• What you should do
Please say how many lines of the listing hold "matplotlib", with no other words in the answer.

• Collected data
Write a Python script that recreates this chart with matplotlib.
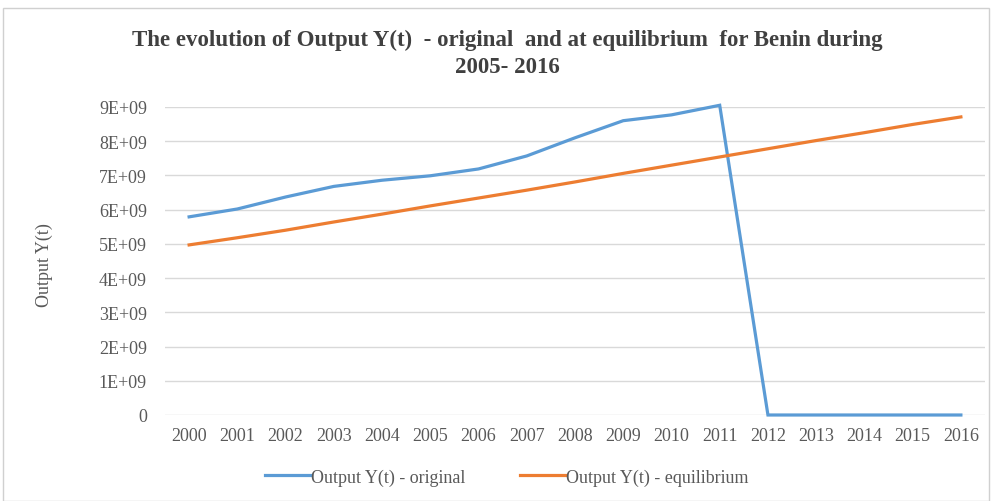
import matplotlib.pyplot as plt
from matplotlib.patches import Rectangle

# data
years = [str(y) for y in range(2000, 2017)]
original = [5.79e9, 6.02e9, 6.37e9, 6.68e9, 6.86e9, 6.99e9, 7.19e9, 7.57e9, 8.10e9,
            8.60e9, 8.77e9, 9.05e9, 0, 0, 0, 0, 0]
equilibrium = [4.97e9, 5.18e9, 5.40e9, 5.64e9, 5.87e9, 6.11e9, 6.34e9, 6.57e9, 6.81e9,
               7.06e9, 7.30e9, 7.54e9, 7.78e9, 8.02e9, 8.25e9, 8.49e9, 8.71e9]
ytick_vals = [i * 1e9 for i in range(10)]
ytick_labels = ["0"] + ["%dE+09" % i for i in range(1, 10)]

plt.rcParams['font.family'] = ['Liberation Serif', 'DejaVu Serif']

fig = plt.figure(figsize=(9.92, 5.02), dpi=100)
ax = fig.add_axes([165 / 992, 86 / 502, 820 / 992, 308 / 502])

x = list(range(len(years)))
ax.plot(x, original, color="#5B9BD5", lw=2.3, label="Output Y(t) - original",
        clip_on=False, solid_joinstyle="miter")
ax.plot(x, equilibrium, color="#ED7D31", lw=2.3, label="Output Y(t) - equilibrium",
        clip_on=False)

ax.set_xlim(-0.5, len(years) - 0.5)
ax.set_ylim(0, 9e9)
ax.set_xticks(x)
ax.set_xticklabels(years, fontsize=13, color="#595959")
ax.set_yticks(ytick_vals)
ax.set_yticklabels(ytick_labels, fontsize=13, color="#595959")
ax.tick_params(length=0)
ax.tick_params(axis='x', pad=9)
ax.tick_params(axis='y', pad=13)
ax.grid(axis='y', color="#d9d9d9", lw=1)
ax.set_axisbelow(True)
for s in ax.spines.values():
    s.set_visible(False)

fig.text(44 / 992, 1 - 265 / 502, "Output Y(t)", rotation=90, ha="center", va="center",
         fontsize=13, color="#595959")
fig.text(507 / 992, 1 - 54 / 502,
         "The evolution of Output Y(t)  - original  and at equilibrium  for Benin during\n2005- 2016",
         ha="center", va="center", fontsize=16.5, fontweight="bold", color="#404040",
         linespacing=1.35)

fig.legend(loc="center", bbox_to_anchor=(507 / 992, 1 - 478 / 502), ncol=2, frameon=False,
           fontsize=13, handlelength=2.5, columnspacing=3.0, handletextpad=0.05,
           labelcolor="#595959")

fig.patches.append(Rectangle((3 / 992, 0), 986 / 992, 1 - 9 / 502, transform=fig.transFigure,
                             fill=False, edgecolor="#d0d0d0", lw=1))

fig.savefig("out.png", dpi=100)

• Response
3